**Written exercise**
Copy each line that has the string "matplotlib" somewhere in it.

::: Information provided

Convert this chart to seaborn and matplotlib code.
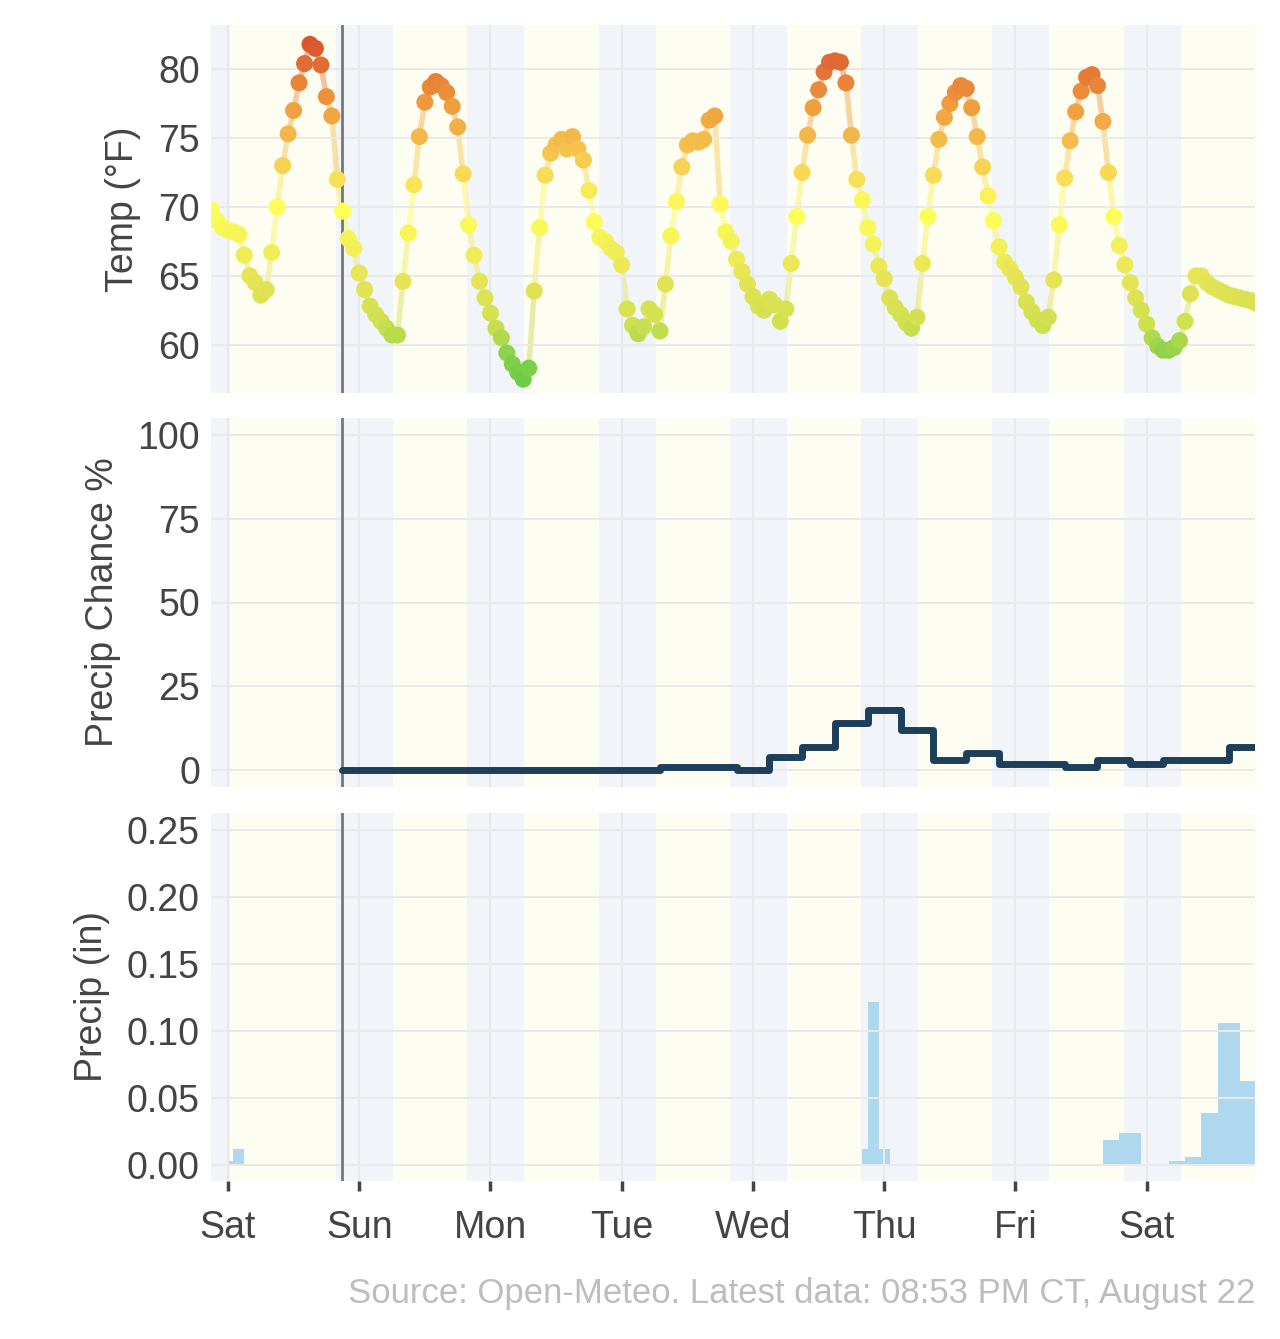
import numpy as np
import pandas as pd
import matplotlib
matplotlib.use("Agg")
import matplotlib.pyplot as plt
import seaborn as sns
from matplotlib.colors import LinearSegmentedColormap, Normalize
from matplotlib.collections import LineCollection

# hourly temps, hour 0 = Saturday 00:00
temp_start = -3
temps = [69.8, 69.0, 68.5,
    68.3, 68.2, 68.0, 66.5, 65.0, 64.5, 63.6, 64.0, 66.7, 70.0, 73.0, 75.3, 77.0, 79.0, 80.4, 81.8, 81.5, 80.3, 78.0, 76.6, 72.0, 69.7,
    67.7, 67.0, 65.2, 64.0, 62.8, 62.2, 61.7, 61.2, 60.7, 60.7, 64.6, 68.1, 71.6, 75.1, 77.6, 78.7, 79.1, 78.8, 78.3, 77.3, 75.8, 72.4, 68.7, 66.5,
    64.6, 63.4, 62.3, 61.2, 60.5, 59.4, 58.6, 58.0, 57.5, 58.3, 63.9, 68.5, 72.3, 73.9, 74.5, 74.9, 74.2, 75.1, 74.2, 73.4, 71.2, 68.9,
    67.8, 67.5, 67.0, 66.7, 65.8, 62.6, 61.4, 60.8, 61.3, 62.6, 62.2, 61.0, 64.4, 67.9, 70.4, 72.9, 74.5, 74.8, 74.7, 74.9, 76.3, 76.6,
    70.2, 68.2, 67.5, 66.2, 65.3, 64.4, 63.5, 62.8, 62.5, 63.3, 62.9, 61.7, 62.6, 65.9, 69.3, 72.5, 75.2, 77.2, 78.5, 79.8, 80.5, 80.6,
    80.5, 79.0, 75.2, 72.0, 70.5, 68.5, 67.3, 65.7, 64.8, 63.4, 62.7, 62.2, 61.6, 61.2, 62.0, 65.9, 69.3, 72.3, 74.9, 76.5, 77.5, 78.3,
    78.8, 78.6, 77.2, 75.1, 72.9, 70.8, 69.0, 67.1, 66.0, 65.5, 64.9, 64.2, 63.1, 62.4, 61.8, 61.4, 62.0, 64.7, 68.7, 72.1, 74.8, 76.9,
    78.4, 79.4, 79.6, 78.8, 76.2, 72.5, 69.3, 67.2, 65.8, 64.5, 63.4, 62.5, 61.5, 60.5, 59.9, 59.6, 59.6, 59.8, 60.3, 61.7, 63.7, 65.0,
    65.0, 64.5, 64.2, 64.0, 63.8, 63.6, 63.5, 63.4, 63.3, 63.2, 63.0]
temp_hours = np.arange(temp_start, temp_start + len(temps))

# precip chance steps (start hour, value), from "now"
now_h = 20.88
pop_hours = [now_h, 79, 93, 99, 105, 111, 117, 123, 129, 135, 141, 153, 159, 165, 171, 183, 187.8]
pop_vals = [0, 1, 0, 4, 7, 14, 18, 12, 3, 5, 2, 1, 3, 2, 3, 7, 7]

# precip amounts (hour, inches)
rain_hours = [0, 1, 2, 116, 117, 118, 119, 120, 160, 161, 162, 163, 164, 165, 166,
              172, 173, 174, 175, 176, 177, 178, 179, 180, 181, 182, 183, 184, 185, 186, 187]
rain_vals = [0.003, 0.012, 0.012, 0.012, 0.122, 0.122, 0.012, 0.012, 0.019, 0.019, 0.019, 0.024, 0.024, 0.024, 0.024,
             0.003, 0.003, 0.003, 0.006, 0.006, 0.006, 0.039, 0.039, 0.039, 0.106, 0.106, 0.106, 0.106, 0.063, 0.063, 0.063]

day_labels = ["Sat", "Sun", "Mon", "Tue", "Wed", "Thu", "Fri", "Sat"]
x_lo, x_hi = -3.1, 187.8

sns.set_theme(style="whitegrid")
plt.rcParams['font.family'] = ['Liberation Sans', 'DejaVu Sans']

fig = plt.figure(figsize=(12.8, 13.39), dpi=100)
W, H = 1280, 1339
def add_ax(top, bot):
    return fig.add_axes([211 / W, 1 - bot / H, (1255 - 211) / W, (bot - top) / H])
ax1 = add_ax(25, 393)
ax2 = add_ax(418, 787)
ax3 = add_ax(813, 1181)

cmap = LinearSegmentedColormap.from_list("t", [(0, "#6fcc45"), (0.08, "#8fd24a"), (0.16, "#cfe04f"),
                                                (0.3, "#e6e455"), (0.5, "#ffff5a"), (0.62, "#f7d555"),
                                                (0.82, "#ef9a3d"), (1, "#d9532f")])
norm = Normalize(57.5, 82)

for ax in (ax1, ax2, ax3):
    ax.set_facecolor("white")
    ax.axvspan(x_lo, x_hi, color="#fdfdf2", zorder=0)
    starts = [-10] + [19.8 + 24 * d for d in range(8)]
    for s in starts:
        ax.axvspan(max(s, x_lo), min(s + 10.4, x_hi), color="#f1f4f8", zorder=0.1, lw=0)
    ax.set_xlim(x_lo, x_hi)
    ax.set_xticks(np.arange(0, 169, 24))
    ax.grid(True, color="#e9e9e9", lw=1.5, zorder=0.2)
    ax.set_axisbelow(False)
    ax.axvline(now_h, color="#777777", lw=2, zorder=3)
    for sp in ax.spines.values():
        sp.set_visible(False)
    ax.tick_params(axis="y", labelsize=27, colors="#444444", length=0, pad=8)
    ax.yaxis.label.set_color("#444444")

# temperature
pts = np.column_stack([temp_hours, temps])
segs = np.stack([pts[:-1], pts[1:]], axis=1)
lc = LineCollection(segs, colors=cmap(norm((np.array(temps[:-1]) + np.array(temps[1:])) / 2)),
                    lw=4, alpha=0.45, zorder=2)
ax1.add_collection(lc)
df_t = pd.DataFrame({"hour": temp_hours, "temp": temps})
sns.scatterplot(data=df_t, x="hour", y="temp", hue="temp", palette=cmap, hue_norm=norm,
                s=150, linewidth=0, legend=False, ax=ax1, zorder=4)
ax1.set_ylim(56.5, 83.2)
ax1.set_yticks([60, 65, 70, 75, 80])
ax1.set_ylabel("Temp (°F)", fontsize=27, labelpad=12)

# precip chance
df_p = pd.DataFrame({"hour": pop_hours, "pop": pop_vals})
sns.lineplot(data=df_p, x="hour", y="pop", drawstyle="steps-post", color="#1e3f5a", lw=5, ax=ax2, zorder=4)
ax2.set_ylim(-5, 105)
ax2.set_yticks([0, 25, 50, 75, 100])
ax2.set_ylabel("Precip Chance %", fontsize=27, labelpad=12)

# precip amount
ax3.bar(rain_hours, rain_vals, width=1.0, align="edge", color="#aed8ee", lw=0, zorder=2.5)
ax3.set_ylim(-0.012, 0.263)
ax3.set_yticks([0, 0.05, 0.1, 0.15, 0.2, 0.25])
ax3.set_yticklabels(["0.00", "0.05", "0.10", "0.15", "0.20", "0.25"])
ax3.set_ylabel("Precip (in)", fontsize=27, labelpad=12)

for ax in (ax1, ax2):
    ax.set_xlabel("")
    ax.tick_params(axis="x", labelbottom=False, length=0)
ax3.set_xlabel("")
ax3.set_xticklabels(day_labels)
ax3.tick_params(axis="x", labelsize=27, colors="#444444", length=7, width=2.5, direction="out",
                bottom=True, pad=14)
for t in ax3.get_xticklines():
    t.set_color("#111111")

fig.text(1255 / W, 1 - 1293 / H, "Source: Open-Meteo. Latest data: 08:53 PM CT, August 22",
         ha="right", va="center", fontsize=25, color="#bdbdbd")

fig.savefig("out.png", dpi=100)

::::::

**Worked answer**
Convert this chart to seaborn and matplotlib code.
import matplotlib
matplotlib.use("Agg")
import matplotlib.pyplot as plt
from matplotlib.colors import LinearSegmentedColormap, Normalize
from matplotlib.collections import LineCollection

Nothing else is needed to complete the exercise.